### Task statement
Restate the whole of the material. Keep every word, and drop the pictures.

### Collected data
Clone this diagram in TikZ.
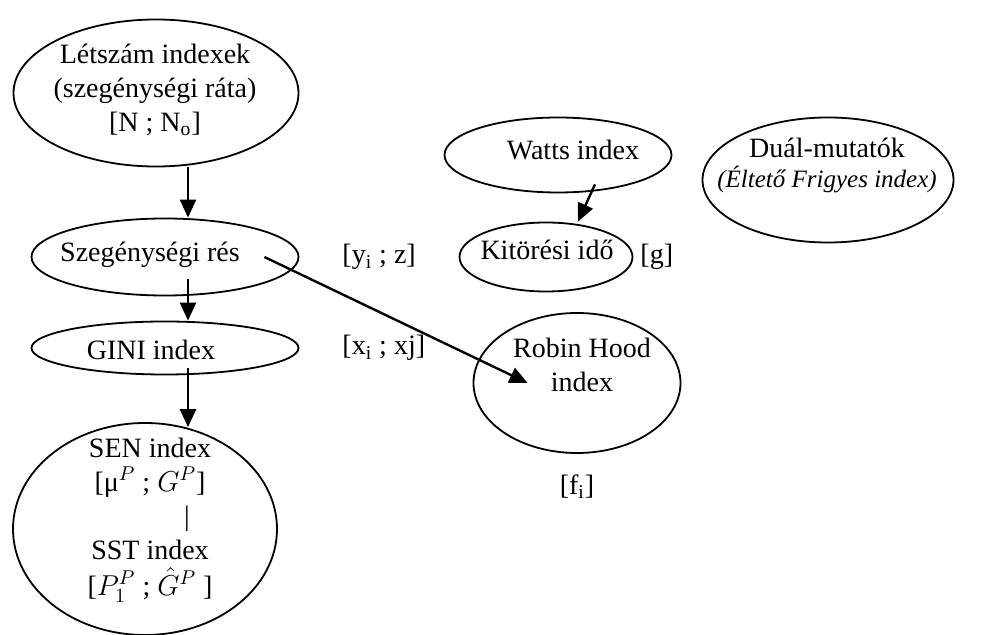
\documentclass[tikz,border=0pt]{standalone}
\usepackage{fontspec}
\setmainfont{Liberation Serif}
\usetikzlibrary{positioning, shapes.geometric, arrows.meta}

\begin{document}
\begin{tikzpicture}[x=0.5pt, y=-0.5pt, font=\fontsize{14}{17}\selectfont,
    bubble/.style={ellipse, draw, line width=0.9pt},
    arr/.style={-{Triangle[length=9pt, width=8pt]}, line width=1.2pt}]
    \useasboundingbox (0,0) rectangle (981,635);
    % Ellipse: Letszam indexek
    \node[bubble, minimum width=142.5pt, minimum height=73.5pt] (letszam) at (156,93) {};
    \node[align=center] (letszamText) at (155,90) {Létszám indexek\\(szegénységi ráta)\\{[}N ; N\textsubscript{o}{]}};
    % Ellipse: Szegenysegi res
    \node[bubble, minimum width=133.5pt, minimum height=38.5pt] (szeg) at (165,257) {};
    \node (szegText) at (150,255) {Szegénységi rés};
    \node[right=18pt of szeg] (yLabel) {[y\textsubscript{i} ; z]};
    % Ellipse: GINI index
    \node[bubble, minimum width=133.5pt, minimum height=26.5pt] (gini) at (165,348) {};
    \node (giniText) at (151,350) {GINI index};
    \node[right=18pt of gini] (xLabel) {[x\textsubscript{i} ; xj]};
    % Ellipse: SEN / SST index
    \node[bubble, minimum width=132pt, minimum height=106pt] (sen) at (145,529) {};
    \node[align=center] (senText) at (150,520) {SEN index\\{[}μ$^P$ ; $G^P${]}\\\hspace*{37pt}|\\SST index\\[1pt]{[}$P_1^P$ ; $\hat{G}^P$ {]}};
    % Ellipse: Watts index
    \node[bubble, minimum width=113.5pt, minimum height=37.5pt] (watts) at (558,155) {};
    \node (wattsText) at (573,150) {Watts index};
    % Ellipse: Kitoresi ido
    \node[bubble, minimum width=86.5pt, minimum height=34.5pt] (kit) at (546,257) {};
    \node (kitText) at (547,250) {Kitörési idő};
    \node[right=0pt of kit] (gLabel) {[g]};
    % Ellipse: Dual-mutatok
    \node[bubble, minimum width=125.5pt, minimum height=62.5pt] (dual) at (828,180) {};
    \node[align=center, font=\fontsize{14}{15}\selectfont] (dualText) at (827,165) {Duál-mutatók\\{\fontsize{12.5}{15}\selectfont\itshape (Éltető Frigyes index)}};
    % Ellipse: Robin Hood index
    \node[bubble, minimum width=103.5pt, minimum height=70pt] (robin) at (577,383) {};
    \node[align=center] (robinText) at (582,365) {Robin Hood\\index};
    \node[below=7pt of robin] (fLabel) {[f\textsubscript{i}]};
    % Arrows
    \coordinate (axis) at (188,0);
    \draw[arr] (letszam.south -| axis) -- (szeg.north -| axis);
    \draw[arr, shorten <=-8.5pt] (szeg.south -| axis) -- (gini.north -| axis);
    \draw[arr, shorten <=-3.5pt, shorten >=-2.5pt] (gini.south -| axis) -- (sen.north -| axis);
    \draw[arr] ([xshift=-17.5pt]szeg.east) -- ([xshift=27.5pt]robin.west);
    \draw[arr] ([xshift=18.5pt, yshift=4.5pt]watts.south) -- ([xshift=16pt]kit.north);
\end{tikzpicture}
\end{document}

### Exercise response
Clone this diagram in TikZ.
\documentclass[tikz,border=0pt]{standalone}
\usepackage{fontspec}
\setmainfont{Liberation Serif}
\usetikzlibrary{positioning, shapes.geometric, arrows.meta}

\begin{document}
\begin{tikzpicture}[x=0.5pt, y=-0.5pt, font=\fontsize{14}{17}\selectfont,
    bubble/.style={ellipse, draw, line width=0.9pt},
    arr/.style={-{Triangle[length=9pt, width=8pt]}, line width=1.2pt}]
    \useasboundingbox (0,0) rectangle (981,635);
    % Ellipse: Letszam indexek
    \node[bubble, minimum width=142.5pt, minimum height=73.5pt] (letszam) at (156,93) {};
    \node[align=center] (letszamText) at (155,90) {Létszám indexek\\(szegénységi ráta)\\{[}N ; N\textsubscript{o}{]}};
    % Ellipse: Szegenysegi res
    \node[bubble, minimum width=133.5pt, minimum height=38.5pt] (szeg) at (165,257) {};
    \node (szegText) at (150,255) {Szegénységi rés};
    \node[right=18pt of szeg] (yLabel) {[y\textsubscript{i} ; z]};
    % Ellipse: GINI index
    \node[bubble, minimum width=133.5pt, minimum height=26.5pt] (gini) at (165,348) {};
    \node (giniText) at (151,350) {GINI index};
    \node[right=18pt of gini] (xLabel) {[x\textsubscript{i} ; xj]};
    % Ellipse: SEN / SST index
    \node[bubble, minimum width=132pt, minimum height=106pt] (sen) at (145,529) {};
    \node[align=center] (senText) at (150,520) {SEN index\\{[}μ$^P$ ; $G^P${]}\\\hspace*{37pt}|\\SST index\\[1pt]{[}$P_1^P$ ; $\hat{G}^P$ {]}};
    % Ellipse: Watts index
    \node[bubble, minimum width=113.5pt, minimum height=37.5pt] (watts) at (558,155) {};
    \node (wattsText) at (573,150) {Watts index};
    % Ellipse: Kitoresi ido
    \node[bubble, minimum width=86.5pt, minimum height=34.5pt] (kit) at (546,257) {};
    \node (kitText) at (547,250) {Kitörési idő};
    \node[right=0pt of kit] (gLabel) {[g]};
    % Ellipse: Dual-mutatok
    \node[bubble, minimum width=125.5pt, minimum height=62.5pt] (dual) at (828,180) {};
    \node[align=center, font=\fontsize{14}{15}\selectfont] (dualText) at (827,165) {Duál-mutatók\\{\fontsize{12.5}{15}\selectfont\itshape (Éltető Frigyes index)}};
    % Ellipse: Robin Hood index
    \node[bubble, minimum width=103.5pt, minimum height=70pt] (robin) at (577,383) {};
    \node[align=center] (robinText) at (582,365) {Robin Hood\\index};
    \node[below=7pt of robin] (fLabel) {[f\textsubscript{i}]};
    % Arrows
    \coordinate (axis) at (188,0);
    \draw[arr] (letszam.south -| axis) -- (szeg.north -| axis);
    \draw[arr, shorten <=-8.5pt] (szeg.south -| axis) -- (gini.north -| axis);
    \draw[arr, shorten <=-3.5pt, shorten >=-2.5pt] (gini.south -| axis) -- (sen.north -| axis);
    \draw[arr] ([xshift=-17.5pt]szeg.east) -- ([xshift=27.5pt]robin.west);
    \draw[arr] ([xshift=18.5pt, yshift=4.5pt]watts.south) -- ([xshift=16pt]kit.north);
\end{tikzpicture}
\end{document}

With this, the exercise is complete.